Much of what she learned at UNC Charlotte is relevant to her daily job activities, Parks said. “I think the 2 + 2 on-line program provided the leadership and teamwork qualities needed to excel in the industry.”

 

Gregg Nantz, a 2008 Mechanical Engineering graduate, leads the procurement group that buys material and equipment that has been designed by engineering. “I like my position and the responsibility it has to the overall success of the AP1000 project,” Nantz said. “It is very rewarding to be part of the engineering team that is leading the way for the re-emergence of nuclear power in the United States.”

Forty Niner pride is strong at the site, Nantz said. “We all share a common thread that has built a brother/sisterhood to represent UNC Charlotte as a leading engineering university in the power industry. The William States Lee College of Engineering professors, faculty and staff have developed a learning environment that allows the student to develop resourcefulness and the technical skills required to be successful in the power industry.”
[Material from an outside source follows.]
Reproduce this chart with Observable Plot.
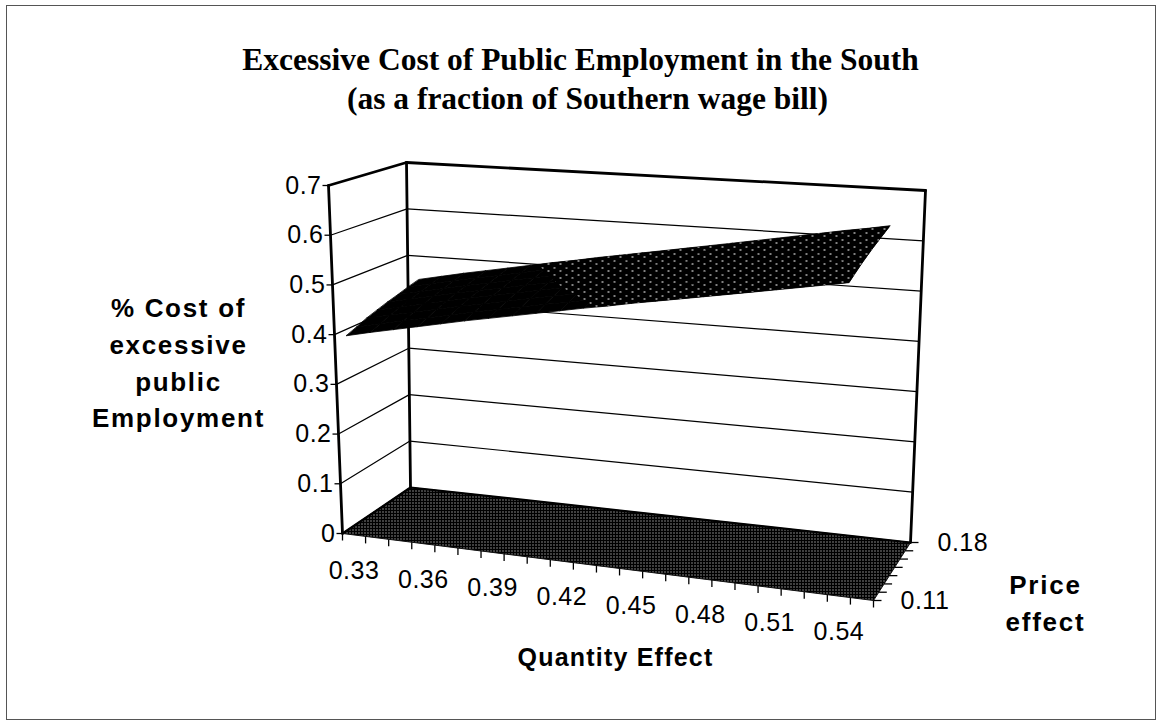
<!DOCTYPE html>
<html><head><meta charset="utf-8">
<script src="https://cdn.jsdelivr.net/npm/d3@7"></script>
<script src="https://cdn.jsdelivr.net/npm/@observablehq/plot@0.6"></script>
<style>body{margin:0;background:#fff;} #chart{width:1160px;height:722px;}</style>
</head><body><div id="chart"></div>
<script>
// ---------------- data ----------------
const quantityEffect = [0.33,0.34,0.35,0.36,0.37,0.38,0.39,0.40,0.41,0.42,0.43,0.44,0.45,0.46,0.47,0.48,0.49,0.50,0.51,0.52,0.53,0.54];
const priceEffect = [0.11,0.12,0.13,0.14,0.15,0.16,0.17,0.18];
const cost011 = [0.400,0.411,0.421,0.431,0.441,0.451,0.460,0.469,0.478,0.487,0.496,0.504,0.513,0.521,0.529,0.537,0.545,0.553,0.561,0.569,0.577,0.585];
const cost012 = [0.408,0.419,0.429,0.439,0.449,0.459,0.468,0.477,0.486,0.494,0.503,0.511,0.520,0.528,0.536,0.544,0.552,0.560,0.568,0.576,0.584,0.592];
const cost013 = [0.417,0.427,0.437,0.447,0.457,0.466,0.475,0.484,0.493,0.501,0.510,0.518,0.527,0.535,0.543,0.551,0.559,0.567,0.575,0.583,0.591,0.599];
const cost014 = [0.424,0.434,0.444,0.454,0.464,0.473,0.482,0.491,0.500,0.508,0.517,0.525,0.533,0.541,0.549,0.557,0.565,0.573,0.581,0.589,0.597,0.605];
const cost015 = [0.431,0.441,0.451,0.461,0.470,0.479,0.488,0.497,0.506,0.514,0.523,0.531,0.539,0.547,0.555,0.563,0.571,0.579,0.587,0.595,0.603,0.611];
const cost016 = [0.437,0.447,0.457,0.467,0.476,0.485,0.494,0.503,0.512,0.520,0.528,0.536,0.544,0.552,0.560,0.568,0.576,0.584,0.592,0.600,0.608,0.616];
const cost017 = [0.444,0.454,0.464,0.473,0.482,0.491,0.500,0.509,0.518,0.526,0.534,0.542,0.550,0.558,0.566,0.574,0.582,0.590,0.598,0.606,0.613,0.621];
const cost018 = [0.450,0.460,0.470,0.479,0.488,0.497,0.506,0.514,0.523,0.531,0.539,0.547,0.555,0.563,0.571,0.579,0.587,0.595,0.603,0.611,0.618,0.626];
const costSeries = [cost011,cost012,cost013,cost014,cost015,cost016,cost017,cost018];
const zTicks = [0,0.1,0.2,0.3,0.4,0.5,0.6,0.7];
const quantityLabels = [0.33,0.36,0.39,0.42,0.45,0.48,0.51,0.54];
const priceLabels = [0.11,0.18];
const bandBreak = 0.5;

// ---------------- layout (3D box corners on screen) ----------------
const W = 1160, H = 722;
const BOX = {FLB:[342,533], FRB:[873,600], BLB:[410,487], BRB:[910,542],
             FLT:[328,185], FRT:[887,223], BLT:[406,162], BRT:[925,190]};
const Q_BANDS = 23, Z_MAX = 0.7;
const proj = (u,v,w) => {
  const bil = (a,b,c,d) => [0,1].map(k => (1-u)*(1-v)*a[k] + u*(1-v)*b[k] + (1-u)*v*c[k] + u*v*d[k]);
  const bot = bil(BOX.FLB, BOX.FRB, BOX.BLB, BOX.BRB);
  const top = bil(BOX.FLT, BOX.FRT, BOX.BLT, BOX.BRT);
  return {x: bot[0] + w*(top[0]-bot[0]), y: bot[1] + w*(top[1]-bot[1])};
};
const uOf = j => (j + 0.5) / Q_BANDS;
const vOf = i => i / (priceEffect.length - 1);
const wOf = z => z / Z_MAX;

function poly(pts, id) { return pts.map(p => ({...proj(p[0],p[1],p[2]), id})); }
function seg(a, b, id) { return poly([a,b], id); }

// walls / floor
const floorPts = poly([[0,0,0],[1,0,0],[1,1,0],[0,1,0]], "floor");
const gridPts = [];
zTicks.filter(t => t > 0 && t < Z_MAX).forEach(t => {
  gridPts.push(...seg([0,0,wOf(t)],[0,1,wOf(t)], "L"+t));
  gridPts.push(...seg([0,1,wOf(t)],[1,1,wOf(t)], "B"+t));
});
const backEdges = [
  ...seg([0,1,0],[0,1,1],"blv"),
  ...seg([0,1,1],[1,1,1],"btop"),
  ...seg([0,0,1],[0,1,1],"ltop"),
];
const floorEdges = [...seg([0,0,0],[0,1,0],"fl"), ...seg([0,1,0],[1,1,0],"fb")];
const frontEdges = [...seg([0,0,0],[0,0,1],"flv"), ...seg([1,1,0],[1,1,1],"brv")];

// surface
function clipAbove(pl, t){
  const out=[];
  for (let k=0;k<pl.length;k++){
    const a=pl[k], b=pl[(k+1)%pl.length];
    const ina=a.z>=t, inb=b.z>=t;
    if (ina) out.push(a);
    if (ina!==inb){ const s=(t-a.z)/(b.z-a.z); out.push({u:a.u+s*(b.u-a.u), v:a.v+s*(b.v-a.v), z:t}); }
  }
  return out;
}
const surfBase = [], surfHigh = [];
for (let i = priceEffect.length - 2; i >= 0; i--) {
  for (let j = 0; j < quantityEffect.length - 1; j++) {
    const c = [[j,i],[j+1,i],[j+1,i+1],[j,i+1]].map(([jj,ii]) => ({u:uOf(jj), v:vOf(ii), z:costSeries[ii][jj]}));
    const id = i + "-" + j;
    c.forEach(p => surfBase.push({...proj(p.u,p.v,wOf(p.z)), id}));
    const hi = clipAbove(c, bandBreak);
    if (hi.length >= 3) hi.forEach(p => surfHigh.push({...proj(p.u,p.v,wOf(p.z)), id}));
  }
}

// ticks
const zTickSegs = zTicks.map(t => { const p = proj(0,0,wOf(t)); return {x1:p.x-6, y1:p.y, x2:p.x, y2:p.y}; });
const xTickSegs = d3.range(Q_BANDS+1).map(k => { const p = proj(k/Q_BANDS,0,0); return {x1:p.x, y1:p.y, x2:p.x, y2:p.y+7}; });
const pTickSegs = priceEffect.map((pe,i) => { const p = proj(1,vOf(i),0); return {x1:p.x, y1:p.y, x2:p.x+8, y2:p.y}; });

const zLab = zTicks.map(t => ({...proj(0,0,wOf(t)), text:String(t)}));
const xLab = quantityLabels.map(q => ({...proj(uOf(quantityEffect.indexOf(q)),0,0), text:q.toFixed(2)}));
const pLab = priceLabels.map(pv => ({...proj(1,vOf(priceEffect.indexOf(pv)),0), text:pv.toFixed(2)}));

const SANS = "Liberation Sans, Arial, sans-serif";
const SERIF = "Liberation Serif, Times New Roman, serif";

const chart = Plot.plot({
  width: W, height: H, margin: 0,
  x: {type:"linear", domain:[0,W], range:[0,W], axis:null},
  y: {type:"linear", domain:[0,H], range:[0,H], axis:null},
  marks: [
    Plot.frame({stroke:"#555", strokeWidth:1, insetLeft:6, insetTop:5, insetRight:5, insetBottom:3}),
    Plot.line(floorPts, {x:"x", y:"y", z:"id", fill:"#444", stroke:"#111", strokeWidth:1, curve:"linear-closed", ariaDescription:"floor"}),
    Plot.line(gridPts, {x:"x", y:"y", z:"id", stroke:"#000", strokeWidth:1.2}),
    Plot.line(backEdges, {x:"x", y:"y", z:"id", stroke:"#000", strokeWidth:2.8}),
    Plot.line(floorEdges, {x:"x", y:"y", z:"id", stroke:"#000", strokeWidth:2.2}),
    Plot.line(surfBase, {x:"x", y:"y", z:"id", fill:"#000", stroke:"#000", strokeWidth:0.8, curve:"linear-closed"}),
    Plot.line(surfHigh, {x:"x", y:"y", z:"id", fill:"#000", stroke:"none", curve:"linear-closed", ariaDescription:"dots"}),
    Plot.line(frontEdges, {x:"x", y:"y", z:"id", stroke:"#000", strokeWidth:2.8}),
    Plot.link(zTickSegs, {x1:"x1", y1:"y1", x2:"x2", y2:"y2", stroke:"#000", strokeWidth:1.3}),
    Plot.link(xTickSegs, {x1:"x1", y1:"y1", x2:"x2", y2:"y2", stroke:"#000", strokeWidth:1.3}),
    Plot.link(pTickSegs, {x1:"x1", y1:"y1", x2:"x2", y2:"y2", stroke:"#000", strokeWidth:1.3}),
    Plot.text(zLab, {x:"x", y:"y", text:"text", textAnchor:"end", dx:-7, fontSize:25, fontFamily:SANS, fill:"#000", ariaDescription:"ticklab"}),
    Plot.text(xLab, {x:"x", y:"y", text:"text", dy:36, fontSize:25, fontFamily:SANS, fill:"#000", ariaDescription:"ticklab"}),
    Plot.text(pLab, {x:"x", y:"y", text:"text", textAnchor:"start", dx:27, fontSize:25, fontFamily:SANS, fill:"#000", ariaDescription:"ticklab"}),
    Plot.text(["Excessive Cost of Public Employment in the South"], {x:()=>580, y:()=>59, text:d=>d, fontSize:31.5, fontWeight:"bold", fontFamily:SERIF, fill:"#000"}),
    Plot.text(["(as a fraction of Southern wage bill)"], {x:()=>587, y:()=>98, text:d=>d, fontSize:31.5, fontWeight:"bold", fontFamily:SERIF, fill:"#000"}),
    Plot.text(["% Cost of\nexcessive\npublic\nEmployment"], {x:()=>178, y:()=>360, text:d=>d, lineHeight:1.41, fontSize:26, fontWeight:"bold", fontFamily:SANS, fill:"#000", ariaDescription:"ztitle"}),
    Plot.text(["Quantity Effect"], {x:()=>615, y:()=>657, text:d=>d, fontSize:25, fontWeight:"bold", fontFamily:SANS, fill:"#000", ariaDescription:"xtitle"}),
    Plot.text(["Price\neffect"], {x:()=>1045, y:()=>600, text:d=>d, lineHeight:1.42, fontSize:26, fontWeight:"bold", fontFamily:SANS, fill:"#000", ariaDescription:"ptitle"})
  ]
});
const svg = d3.select(chart);
// fill patterns (floor hatch and upper colour band of the surface)
const defs = svg.insert("defs", ":first-child");
const fp = defs.append("pattern").attr("id","floorPat").attr("patternUnits","userSpaceOnUse").attr("width",3).attr("height",3);
fp.append("rect").attr("width",3).attr("height",3).attr("fill","#000");
fp.append("rect").attr("x",1).attr("y",1).attr("width",1).attr("height",1).attr("fill","#fff");
const dp = defs.append("pattern").attr("id","dotPat").attr("patternUnits","userSpaceOnUse").attr("width",12).attr("height",7);
dp.append("rect").attr("width",12).attr("height",7).attr("fill","#000");
dp.append("rect").attr("x",1).attr("y",1).attr("width",2).attr("height",1).attr("fill","#fff");
dp.append("rect").attr("x",7).attr("y",4).attr("width",2).attr("height",1).attr("fill","#fff");

const byDesc = d => svg.selectAll(`g[aria-description="${d}"]`);
byDesc("floor").attr("fill","url(#floorPat) #444").selectAll("path").attr("fill","url(#floorPat) #444");
byDesc("dots").attr("fill","url(#dotPat) #000").selectAll("path").attr("fill","url(#dotPat) #000");
byDesc("ztitle").style("letter-spacing","1.7px");
byDesc("ptitle").style("letter-spacing","1.8px");
byDesc("xtitle").style("letter-spacing","1.2px");
byDesc("ticklab").style("letter-spacing","0.5px");
document.getElementById("chart").appendChild(chart);
</script>
</body></html>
In his advice to current students, Nantz said the skills crucial to producing safe nuclear power are understanding of engineering fundamentals, problem solving, attention to detail, critical thinking, technical accuracy, comprehension of written direction, communication skill (verbal and written), time management and ability to work in teams.

 

Kevin Departhy is a 2012 Mechanical Engineering grad with a concentration in energy and minor in physics. He is a site design engineer at Vogtle.

“The intense focus not only on theory, but on design project experience has given the UNC Charlotte grads an edge when it comes to leadership and working as a team,” Departhy said. “As one of the first to complete the concentration in energy through the EPIC program, I was much better equipped with industry knowledge and project experience.”

In his advice to current students, Departhy said to remember it is not all about technical abilities. “You must develop your soft skills and abilities to operate in a team. They are just as important.”